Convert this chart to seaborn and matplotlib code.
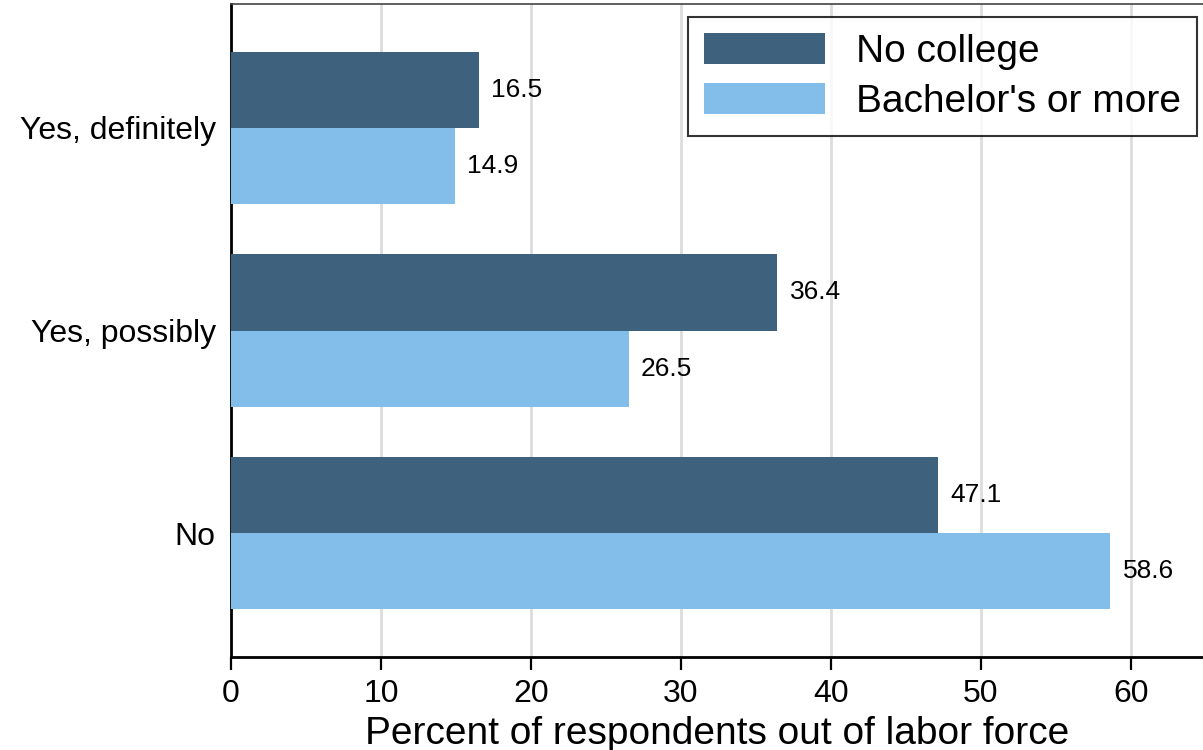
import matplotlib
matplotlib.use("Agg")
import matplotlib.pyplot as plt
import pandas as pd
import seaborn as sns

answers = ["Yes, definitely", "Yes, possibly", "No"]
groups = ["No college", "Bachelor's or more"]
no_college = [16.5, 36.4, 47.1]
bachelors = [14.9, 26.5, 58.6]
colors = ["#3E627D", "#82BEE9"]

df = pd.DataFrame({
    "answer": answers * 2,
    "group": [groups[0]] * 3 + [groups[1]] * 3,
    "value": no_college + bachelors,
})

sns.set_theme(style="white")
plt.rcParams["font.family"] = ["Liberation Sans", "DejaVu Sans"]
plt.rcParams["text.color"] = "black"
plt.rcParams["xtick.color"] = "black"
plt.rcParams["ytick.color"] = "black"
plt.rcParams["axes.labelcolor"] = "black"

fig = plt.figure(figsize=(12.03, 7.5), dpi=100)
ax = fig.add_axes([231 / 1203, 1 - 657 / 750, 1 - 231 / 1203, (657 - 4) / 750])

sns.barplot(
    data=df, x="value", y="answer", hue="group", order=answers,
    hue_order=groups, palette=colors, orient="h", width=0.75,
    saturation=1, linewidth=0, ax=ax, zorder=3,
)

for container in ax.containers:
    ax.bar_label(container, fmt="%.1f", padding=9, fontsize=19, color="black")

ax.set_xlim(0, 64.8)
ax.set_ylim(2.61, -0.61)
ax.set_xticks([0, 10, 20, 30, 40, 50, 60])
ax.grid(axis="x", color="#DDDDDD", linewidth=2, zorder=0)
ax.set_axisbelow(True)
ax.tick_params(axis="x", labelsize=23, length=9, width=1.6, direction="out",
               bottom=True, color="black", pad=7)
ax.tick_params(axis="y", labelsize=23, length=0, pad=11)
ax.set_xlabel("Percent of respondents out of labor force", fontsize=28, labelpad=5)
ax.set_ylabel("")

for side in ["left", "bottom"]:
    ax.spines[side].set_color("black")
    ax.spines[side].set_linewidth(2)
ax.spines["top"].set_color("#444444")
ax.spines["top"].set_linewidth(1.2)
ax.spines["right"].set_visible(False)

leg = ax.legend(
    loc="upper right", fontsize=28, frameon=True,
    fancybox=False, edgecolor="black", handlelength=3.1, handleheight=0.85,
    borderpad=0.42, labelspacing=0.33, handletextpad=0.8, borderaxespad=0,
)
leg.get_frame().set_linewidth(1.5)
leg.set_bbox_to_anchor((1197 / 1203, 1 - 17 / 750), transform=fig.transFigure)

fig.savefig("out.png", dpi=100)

■ PROMPT ■
Leave the pictures out and output the rest of the listing exactly.

■ ANSWER TO THE TASK ■
Convert this chart to seaborn and matplotlib code.
import matplotlib
matplotlib.use("Agg")
import matplotlib.pyplot as plt
import pandas as pd
import seaborn as sns

answers = ["Yes, definitely", "Yes, possibly", "No"]
groups = ["No college", "Bachelor's or more"]
no_college = [16.5, 36.4, 47.1]
bachelors = [14.9, 26.5, 58.6]
colors = ["#3E627D", "#82BEE9"]

df = pd.DataFrame({
    "answer": answers * 2,
    "group": [groups[0]] * 3 + [groups[1]] * 3,
    "value": no_college + bachelors,
})

sns.set_theme(style="white")
plt.rcParams["font.family"] = ["Liberation Sans", "DejaVu Sans"]
plt.rcParams["text.color"] = "black"
plt.rcParams["xtick.color"] = "black"
plt.rcParams["ytick.color"] = "black"
plt.rcParams["axes.labelcolor"] = "black"

fig = plt.figure(figsize=(12.03, 7.5), dpi=100)
ax = fig.add_axes([231 / 1203, 1 - 657 / 750, 1 - 231 / 1203, (657 - 4) / 750])

sns.barplot(
    data=df, x="value", y="answer", hue="group", order=answers,
    hue_order=groups, palette=colors, orient="h", width=0.75,
    saturation=1, linewidth=0, ax=ax, zorder=3,
)

for container in ax.containers:
    ax.bar_label(container, fmt="%.1f", padding=9, fontsize=19, color="black")

ax.set_xlim(0, 64.8)
ax.set_ylim(2.61, -0.61)
ax.set_xticks([0, 10, 20, 30, 40, 50, 60])
ax.grid(axis="x", color="#DDDDDD", linewidth=2, zorder=0)
ax.set_axisbelow(True)
ax.tick_params(axis="x", labelsize=23, length=9, width=1.6, direction="out",
               bottom=True, color="black", pad=7)
ax.tick_params(axis="y", labelsize=23, length=0, pad=11)
ax.set_xlabel("Percent of respondents out of labor force", fontsize=28, labelpad=5)
ax.set_ylabel("")

for side in ["left", "bottom"]:
    ax.spines[side].set_color("black")
    ax.spines[side].set_linewidth(2)
ax.spines["top"].set_color("#444444")
ax.spines["top"].set_linewidth(1.2)
ax.spines["right"].set_visible(False)

leg = ax.legend(
    loc="upper right", fontsize=28, frameon=True,
    fancybox=False, edgecolor="black", handlelength=3.1, handleheight=0.85,
    borderpad=0.42, labelspacing=0.33, handletextpad=0.8, borderaxespad=0,
)
leg.get_frame().set_linewidth(1.5)
leg.set_bbox_to_anchor((1197 / 1203, 1 - 17 / 750), transform=fig.transFigure)

fig.savefig("out.png", dpi=100)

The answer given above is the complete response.